MINI Holland supporters have hit back at campaigners who petitioned the mayor of London to reverse the cycling scheme.

Members of We Support Waltham Forest Mini Holland say they want Sadiq Khan to ‘be brave’ and refuse to succumb to the petitioners’ demands.

Waltham Forest Council was awarded £27million by Transport for London for the scheme which saw the closure of around 70 roads across the borough.

Last week Waltham Forest Streets for All presented a 6,000 strong petition to Jennette Arnold, London Assembly member for Waltham Forest, Hackney and Islington, who will present it to Sadiq Khan.

READ MORE: 6,000 people call on Sadiq Khan to reopen roads closed by Mini Holland

Carly Hayes, a member of We Support Waltham Forest Mini Holland, said: “I’d be devastated if the streets around me were reopened as shortcuts for cars, vans and HGVs.

“I’d beg the mayor and the local council to be brave and leave our streets as they are.

“Despite what this petition says there are actually thousands of people already reaping the benefits of quieter, cleaner, safer streets.”

The council released data showing the scheme cut traffic through Walthamstow Village by 10,000 vehicles per day.

But critics argue closing residential roads to cars has resulted in increased congestion and pollution on main roads.

Last month head teachers at schools in Shernhall Street, Walthamstow, spoke out against the scheme after data revealed 2,000 more cars are using the street every day since Mini Holland began.

Isabelle Clement, director of disability cycling charity Wheels for Wellbeing, said the scheme has made things “safer” for disabled cyclists.
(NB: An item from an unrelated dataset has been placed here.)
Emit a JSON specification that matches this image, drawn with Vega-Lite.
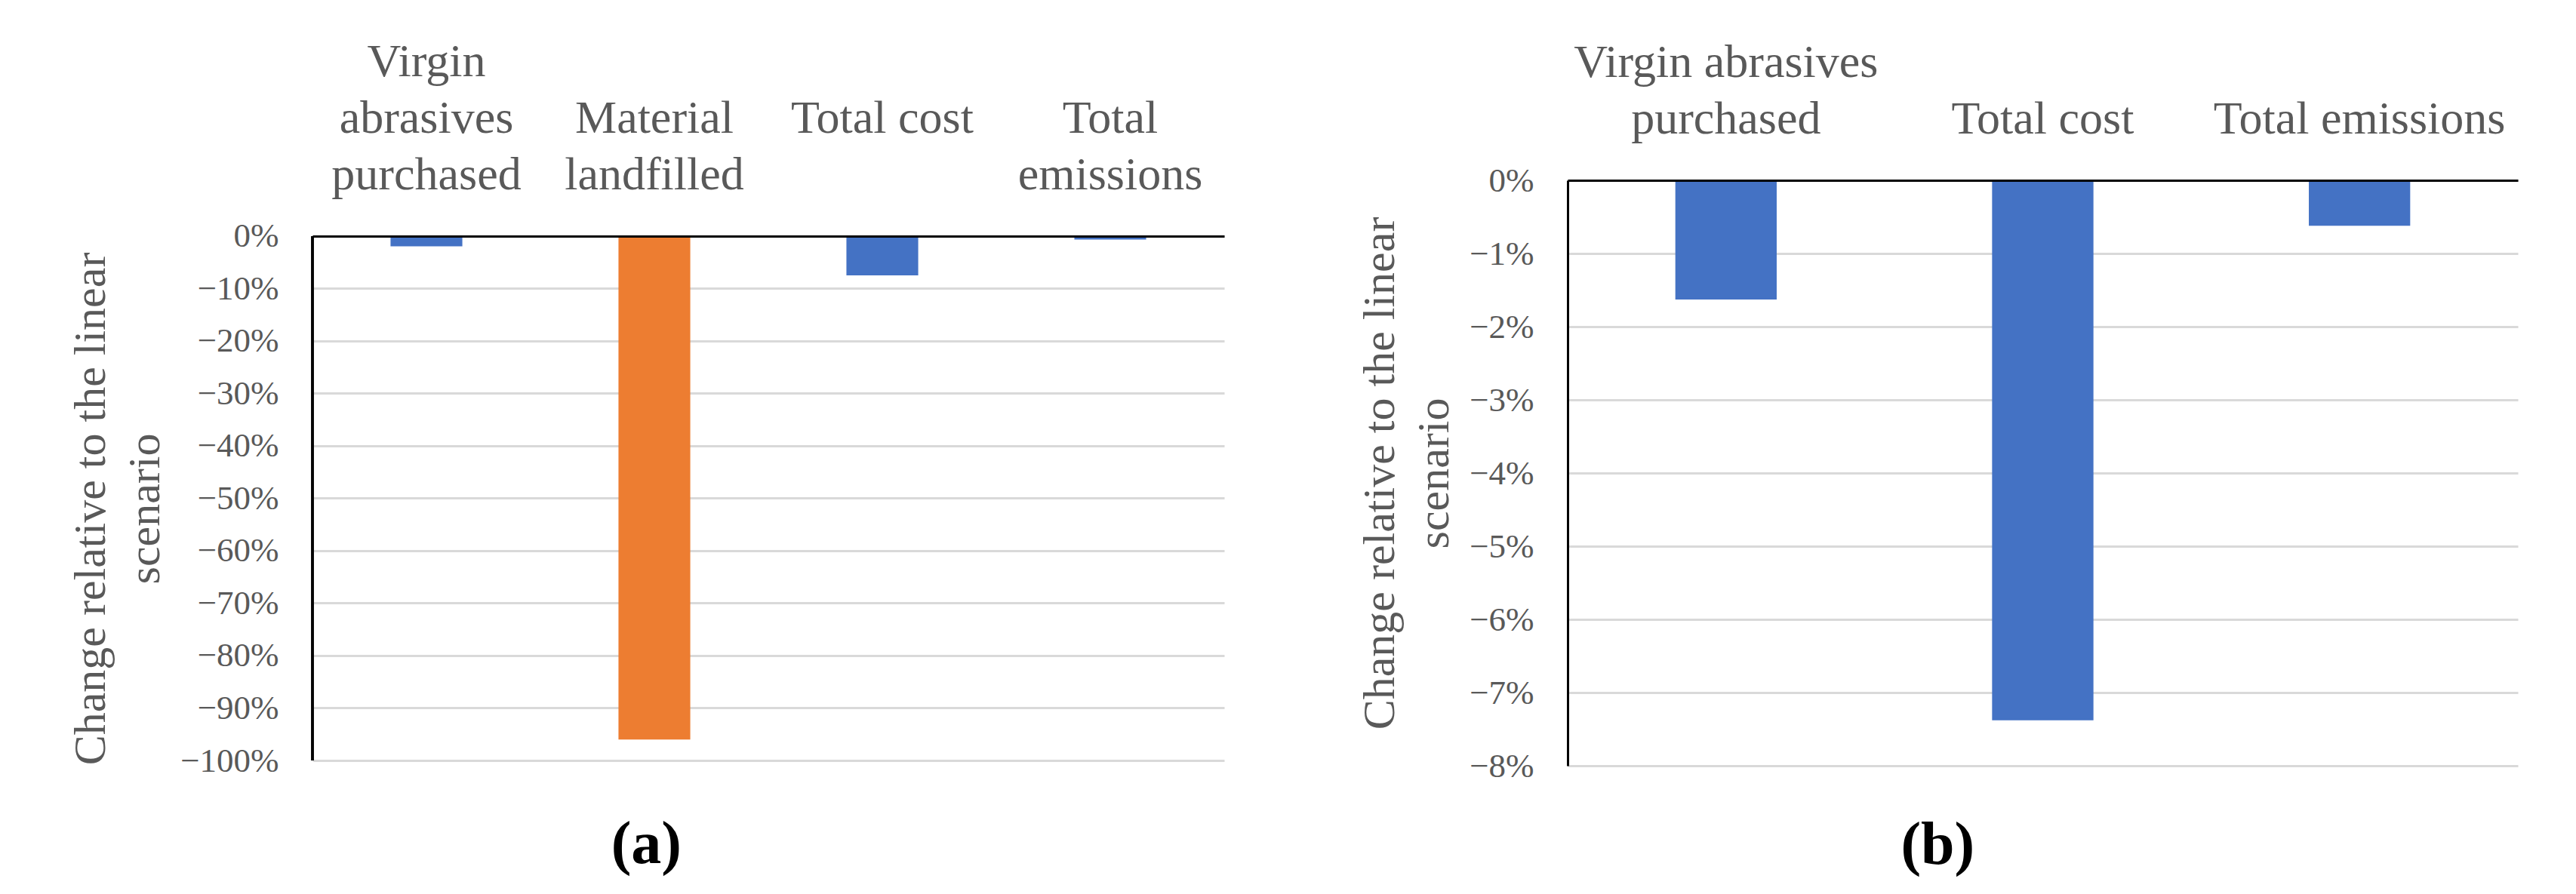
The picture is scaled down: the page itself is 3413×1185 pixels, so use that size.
{
  "$schema": "https://vega.github.io/schema/vega-lite/v6.json",
  "background": "white",
  "padding": {"left": 90, "top": 50, "right": 5, "bottom": 5},
  "datasets": {
    "a": [
      {"category": "Virgin abrasives purchased", "value": -0.0195},
      {"category": "Material landfilled", "value": -0.96},
      {"category": "Total cost", "value": -0.075},
      {"category": "Total emissions", "value": -0.0065}
    ],
    "b": [
      {"category": "Virgin abrasives purchased", "value": -0.0163},
      {"category": "Total cost", "value": -0.0738},
      {"category": "Total emissions", "value": -0.0062}
    ]
  },
  "spacing": 176,
  "hconcat": [
    {
      "width": 1208,
      "height": 769,
      "data": {"name": "a"},
      "title": {"text": "(a)", "orient": "bottom", "anchor": "middle", "frame": "bounds", "fontSize": 80, "fontWeight": "bold", "font": "Liberation Serif", "color": "black", "offset": 50, "baseline": "top"},
      "layer": [
        {
          "mark": {"type": "bar"},
          "encoding": {
            "x": {
              "field": "category", "type": "nominal", "sort": null,
              "scale": {"paddingInner": 0.685, "paddingOuter": 0.3425},
              "axis": {
                "orient": "top", "title": null, "labelAngle": 0, "labelLimit": 0, "offset": -74,
                "labelExpr": "datum.value == 'Virgin abrasives purchased' ? ['Virgin','abrasives','purchased'] : datum.value == 'Material landfilled' ? ['','Material','landfilled'] : datum.value == 'Total emissions' ? ['','Total','emissions'] : ['','',datum.value]",
                "labelFontSize": 62, "labelLineHeight": 75, "labelPadding": 200, "labelColor": "#595959",
                "domainColor": "black", "domainWidth": 3, "ticks": false, "grid": false, "zindex": 1
              }
            },
            "y": {
              "field": "value", "type": "quantitative",
              "scale": {"domain": [-1, 0.10647], "nice": false, "zero": true},
              "axis": {
                "format": ".0%", "values": [0, -0.1, -0.2, -0.3, -0.4, -0.5, -0.6, -0.7, -0.8, -0.9, -1],
                "title": ["Change relative to the linear", "scenario"],
                "titleFontSize": 60, "titleLineHeight": 72, "titleColor": "#595959", "titleFontWeight": "normal", "titlePadding": 15, "titleY": 435,
                "labelFontSize": 45, "labelPadding": 45, "labelColor": "#595959",
                "domain": false, "ticks": false,
                "gridColor": "#D9D9D9", "gridWidth": 3, "zindex": 0
              }
            },
            "color": {"condition": {"test": "datum.category === 'Material landfilled'", "value": "#ED7D31"}, "value": "#4472C4"}
          }
        },
        {
          "mark": {"type": "rule", "color": "black", "strokeWidth": 3},
          "encoding": {
            "x": {"datum": 0, "type": "quantitative", "scale": {"domain": [0, 1], "nice": false, "zero": false}, "axis": null},
            "y": {"datum": 0, "type": "quantitative"},
            "y2": {"datum": -1}
          }
        }
      ],
      "resolve": {"scale": {"x": "independent"}}
    },
    {
      "width": 1259,
      "height": 776,
      "data": {"name": "b"},
      "title": {"text": "(b)", "orient": "bottom", "anchor": "middle", "frame": "bounds", "fontSize": 80, "fontWeight": "bold", "font": "Liberation Serif", "color": "black", "offset": 44, "baseline": "top"},
      "mark": {"type": "bar", "color": "#4472C4"},
      "encoding": {
        "x": {
          "field": "category", "type": "nominal", "sort": null,
          "scale": {"paddingInner": 0.68, "paddingOuter": 0.34},
          "axis": {
            "orient": "top", "title": null, "labelAngle": 0, "labelLimit": 0,
            "labelExpr": "datum.value == 'Virgin abrasives purchased' ? ['Virgin abrasives','purchased'] : ['', datum.value]",
            "labelFontSize": 62, "labelLineHeight": 75, "labelPadding": 125, "labelColor": "#595959",
            "domainColor": "black", "domainWidth": 3, "ticks": false, "grid": false, "zindex": 1
          }
        },
        "y": {
          "field": "value", "type": "quantitative",
          "scale": {"domain": [-0.08, 0], "nice": false},
          "axis": {
            "format": ".0%", "values": [0, -0.01, -0.02, -0.03, -0.04, -0.05, -0.06, -0.07, -0.08],
            "title": ["Change relative to the linear", "scenario"],
            "titleFontSize": 60, "titleLineHeight": 72, "titleColor": "#595959", "titleFontWeight": "normal", "titlePadding": 15,
            "labelFontSize": 45, "labelPadding": 45, "labelColor": "#595959",
            "domainColor": "black", "domainWidth": 3, "ticks": false,
            "gridColor": "#D9D9D9", "gridWidth": 3, "zindex": 0
          }
        }
      }
    }
  ],
  "config": {
    "view": {"stroke": null},
    "font": "Liberation Serif"
  }
}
She said: “Opening roads that have been made safer for pedestrians and cyclists would definitely be a step backwards.

“Only by keeping improving the safety of our local roads for people on foot and on cycles will we ensure disabled and elderly people have equal access to active travel and all its benefits.”

Rachel Aldred, Reader in Transport at the University of Westminster, said Mini Holland has her full support.

She said: “A key reason why people don’t walk and cycle and don’t let their kids walk, cycle or play locally, is that they are scared by traffic danger or put-off by pollution.

“So one way of encouraging walking and cycling is to reduce the amount of motor traffic using residential streets so they can become calmer and safer.

“In London prioritising sustainable modes of transport works – bus priority in the 1990s and 2000s - helped shift large numbers of people out of cars by making bus use more attractive.”